TURN OF THE CENTURY is a 9" x 12" assemblage in a shadowbox. I experimented again with painting and decoupaging on the glass to give it a time-stained look. It's an attempt to create a certain kind of Victoriana -- the fabrics, the china doll's head (actually fimo and sculpted by me), reflecting the old meaning of "turn of the century" just as we were collectively approaching a new turn of a new century. Y2K seems so long ago now! Anyway, it's just a little meditation on the nature of the passage of time.

I've always leaned toward the cluttered, comfortable "grandma's house" look, especially in winter, and most of my furniture, lamps, knick-knacks, etc. would feel right at home in 1910. This piece fits into that thrift shop decor almost as well as the flower arrangements under glass that were so popular then.

Sunday, January 11, 2009

Lunar Aspects

LUNAR ASPECTS (11.5" x 13.5") is composed in and on another styrofoam packing piece, using acrylic paints, transparent foil, and transparent plastic to layer the faces one over the other. The yolk of the egg/full yellow moon is a woman curled up in a dream state. The other faces in the egg may be the characters in her dream that are incomplete and hard to grasp -- like the faces we think we see on the full moon's surface.

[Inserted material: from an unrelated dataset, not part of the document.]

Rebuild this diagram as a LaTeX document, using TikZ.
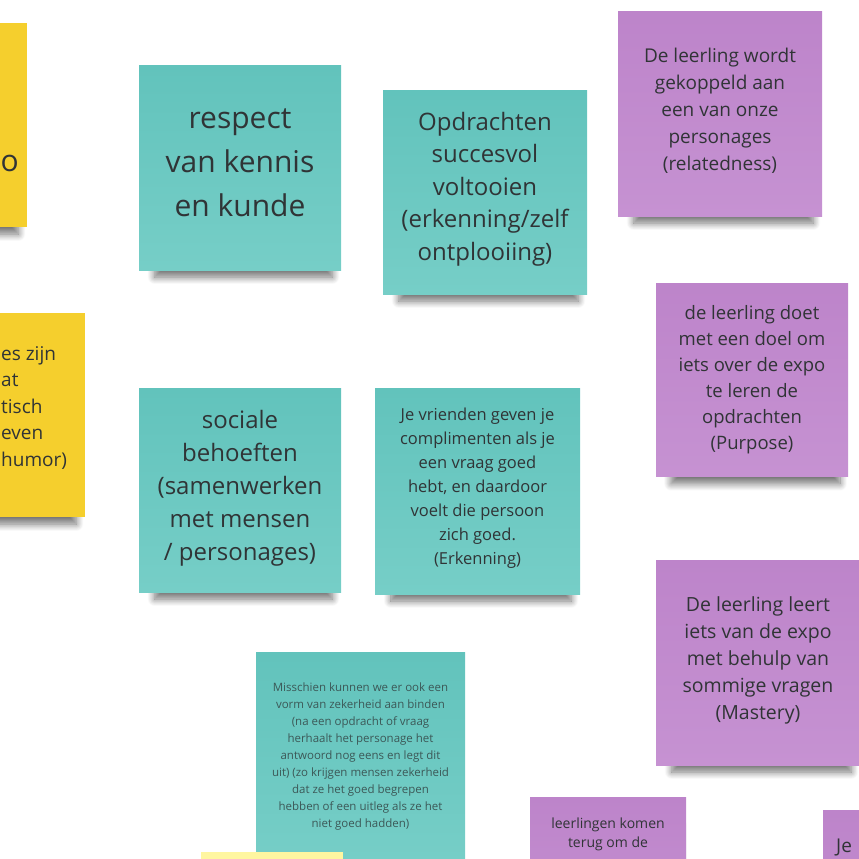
\documentclass[tikz,border=0pt]{standalone}
\usepackage{fontspec}
\setmainfont{Open Sans}
\usetikzlibrary{shadows.blur}
\definecolor{noteteal}{RGB}{98,195,188}
\definecolor{noteteallight}{RGB}{118,206,199}
\definecolor{notepurple}{RGB}{189,132,202}
\definecolor{notepurplelight}{RGB}{198,146,210}
\definecolor{noteyellow}{RGB}{245,207,45}
\definecolor{notepale}{RGB}{255,246,160}
\definecolor{notetext}{RGB}{48,52,54}
\newcommand{\diep}[1]{\rule[-#1]{0pt}{0pt}}

\begin{document}
\begin{tikzpicture}[x=1pt, y=-1pt,
        note/.style={minimum width=204pt, minimum height=204pt, inner sep=0pt, align=center, text=notetext,
            blur shadow={shadow xshift=4pt, shadow yshift=-22pt, shadow scale=0.88, shadow opacity=55, shadow blur radius=8pt, shadow blur steps=12}},
        teal/.style={note, top color=noteteal, bottom color=noteteallight},
        paars/.style={note, top color=notepurple, bottom color=notepurplelight},
        geel/.style={note, fill=noteyellow},
        tekst/.style={align=center, text=notetext, inner sep=0pt}
    ]
        \useasboundingbox (0,0) rectangle (859,859);
        \clip (0,0) rectangle (859,859);

        % gele notities links, half buiten beeld
        \node[geel, minimum width=202pt] (geel1) at (-74,125) {};
        \node[tekst, anchor=west, font=\fontsize{30}{44}\selectfont] (geel1tekst) at (0.5,163) {o};
        \node[geel, minimum width=202pt] (geel2) at (-16,415) {};
        \node[tekst, anchor=west, align=left, font=\fontsize{19}{26.5}\selectfont] (geel2tekst) at (1,408) {es zijn\\at\\tisch\\even\\humor)};

        % groene notities
        \node[teal, minimum width=202pt, font=\fontsize{30}{44}\selectfont] (respect) at (240,168) {respect\\van kennis\\en kunde\diep{10pt}};
        \node[teal, font=\fontsize{24}{32.5}\selectfont] (opdrachten) at (485,192) {Opdrachten\\succesvol\\voltooien\\(erkenning/zelf\\ontplooiing)\diep{12pt}};
        \node[teal, minimum width=202pt, font=\fontsize{24}{33}\selectfont] (sociaal) at (240,490) {sociale\\behoeften\\(samenwerken\\met mensen\\/ personages)\diep{9pt}};
        \node[teal, minimum width=205pt, minimum height=206pt, font=\fontsize{16.5}{24}\selectfont] (erkenning) at (477.5,491) {Je vrienden geven je\\complimenten als je\\een vraag goed\\hebt, en daardoor\\voelt die persoon\\zich goed.\\(Erkenning)\diep{10pt}};
        \node[teal, minimum width=209pt, minimum height=209pt, font=\fontsize{11.5}{17}\selectfont, text=notetext!75!noteteal] (zekerheid) at (360.5,756.5) {Misschien kunnen we er ook een\\vorm van zekerheid aan binden\\(na een opdracht of vraag\\herhaalt het personage het\\antwoord nog eens en legt dit\\uit) (zo krijgen mensen zekerheid\\dat ze het goed begrepen\\hebben of een uitleg als ze het\\niet goed hadden)};
        \node[note, fill=notepale, minimum width=142pt, minimum height=142pt] (lichtgeel) at (272,923) {};

        % paarse notities
        \node[paars, font=\fontsize{19}{27}\selectfont] (relatedness) at (720,114) {De leerling wordt\\gekoppeld aan\\een van onze\\personages\\(relatedness)\diep{10pt}};
        \node[paars, minimum width=192pt, minimum height=193pt, font=\fontsize{18.5}{26}\selectfont] (purpose) at (752,379.5) {de leerling doet\\met een doel om\\iets over de expo\\te leren de\\opdrachten\\(Purpose)\diep{5pt}};
        \node[paars, minimum height=205pt, font=\fontsize{19.5}{27}\selectfont] (mastery) at (758,662.5) {De leerling leert\\iets van de expo\\met behulp van\\sommige vragen\\(Mastery)\diep{9pt}};
        \node[paars, minimum width=156pt, minimum height=156pt] (terugkomen) at (608,875) {};
        \node[tekst, anchor=north, font=\fontsize{14}{19}\selectfont] (terugkomentekst) at (608,818) {leerlingen komen\\terug om de};
        \node[paars] (je) at (925,912) {};
        \node[tekst, anchor=west, font=\fontsize{19}{26}\selectfont] (jetekst) at (836,847) {Je};
    \end{tikzpicture}
\end{document}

The whole piece is about the gestational quality of sleep and dreaming -- how often does it happen that you wake with an answer to a question or a piece of inspiration that has come to you overnight? Last night was the first full moon of 2009, so this seemed a timely piece to post today.

Wednesday, January 7, 2009

Open Doors - SOLD


OPEN DOORS is painted and self-framed in the 8" x 14.5" lid of a styrofoam box that once held test tubes. It is the piece of work that most consistently elicits pleasure in a wide variety of viewers -- I think it is hopeful and happy!

We look through a series of open doors in a gray, old-fashioned, and rather sedate interior to a door that is open to the bright light outside. Three mysterious glowing glass balls have rolled in along the floor to entice us outside, where a column of light waits just beyond the door. It is reminiscent of the house I lived in in Somerville, MA, but even more, it represents my slightly agoraphobic desire to hole up and hibernate, one that I fight every single day at this time of year!

Today the Oil City streets are covered with black ice and I slid my car into the ditch, so I inched my way back up the hill to enjoy a totally justified day of working from home. But tomorrow I will follow the glowing balls again -- that's, after all, why I imagined them!

Tuesday, January 6, 2009

Fourth House

FOURTH HOUSE is painted and collaged on a 15" x 42" mirror, and it leaves a mirror framed in the middle so that the artist can look at herself from time to time. It is a rendering of the fourth house in my own astrological chart, the house of family and home, beginnings and ends of life. It seems to make sense that when you look at yourself, you keep your eye on those things! You can just see the chart behind the curtain: the Sun and Mercury, Saturn and Neptune, all within a few degrees of one another. This piece is not for sale. Instead, I recommend that everyone make one of their own -- it can lead to some very interesting reflections, if you'll pardon the pun!